U.S. Attorney David Jordan will do white-collar defense work in his new post as lead litigator for the Salt Lake office of a Portland-based law firm.He will also focus on environmental law, defending businesses against action by the Environmental Protection Agency.
"I don't see an irony in that," Jordan said. "Just because one does criminal defense work doesn't mean one is in favor of environmental crimes or opposed to the enforcement of environmental laws. My position hasn't changed on that."
The hard-line position Jordan took toward environmental crimes while U.S. attorney might make his job as defense attorney a little tougher.
Jordan tried to pave the way for tougher treatment of environmental criminals during his 20 months as U.S. attorney.
Jordan's team prosecuted the first two environmental crime cases in Utah. A federal judge declined to impose prison terms on those convicted in both cases. But Jordan is confident harsher sentences are coming.
Maybe just in time for him to represent the defendant.

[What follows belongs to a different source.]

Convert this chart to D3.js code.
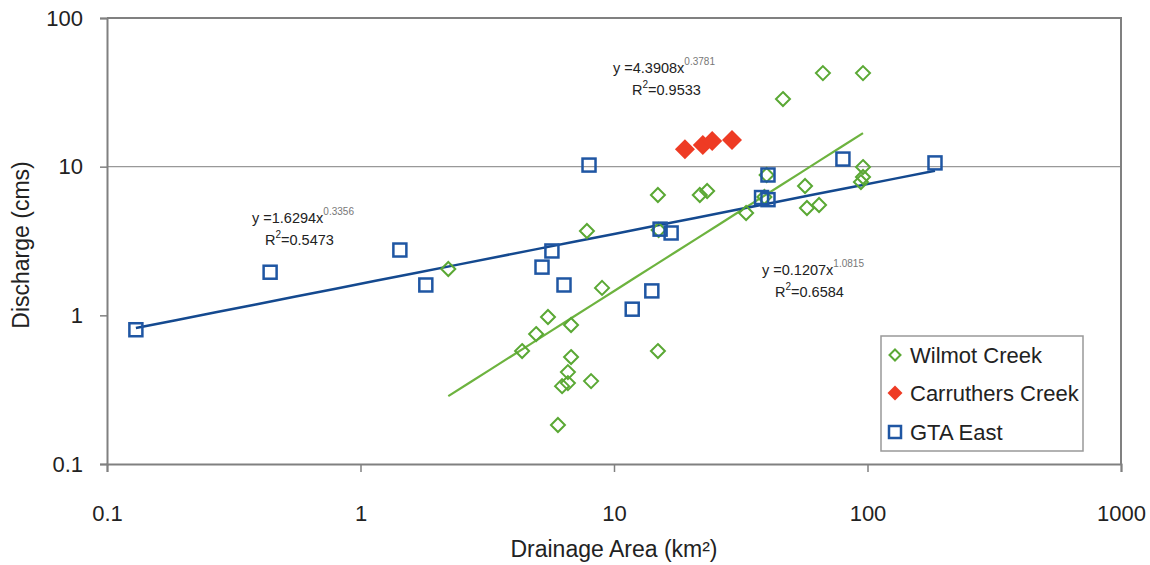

Jordan made white-collar fraud cases a top priority during his tenure. He is disappointed that he couldn't finish several of those cases, including several tele-mar-keting fraud cases.
"Utah still has a reputation for white-collar fraud that is far too high for a community this size. This past year, we've taken a serious black eye in the national press over Bonneville Pacific. We still need to turn that reputation around."
However, Jordan will likely represent those accused of white-collar fraud.
Jordan relishes his chance to work the other side of the courtroom. When he became U.S. attorney, he had considerable trial experience but no criminal experience, he said.
Now that he has acquired criminal experience as a prosecutor, he looks forward to defense work.
"Defense lawyers are as critical to the justice system as prosecutors are."
Jordan is pleased with changes in his office during his tenure. Federal prosecutors have become more sophisticated in their prosecution of drug crimes, he said.
"We have tried several organized drug cases and gotten convictions during the past year or so."
Prosecutors now take a case through federal court if the accused is part of an organized drug ring, no matter how few drugs were involved.
Before Jordan's tenure, federal prosecutors looked at the amount of drugs involved when deciding whether to seek the tougher sentences imposed in federal court.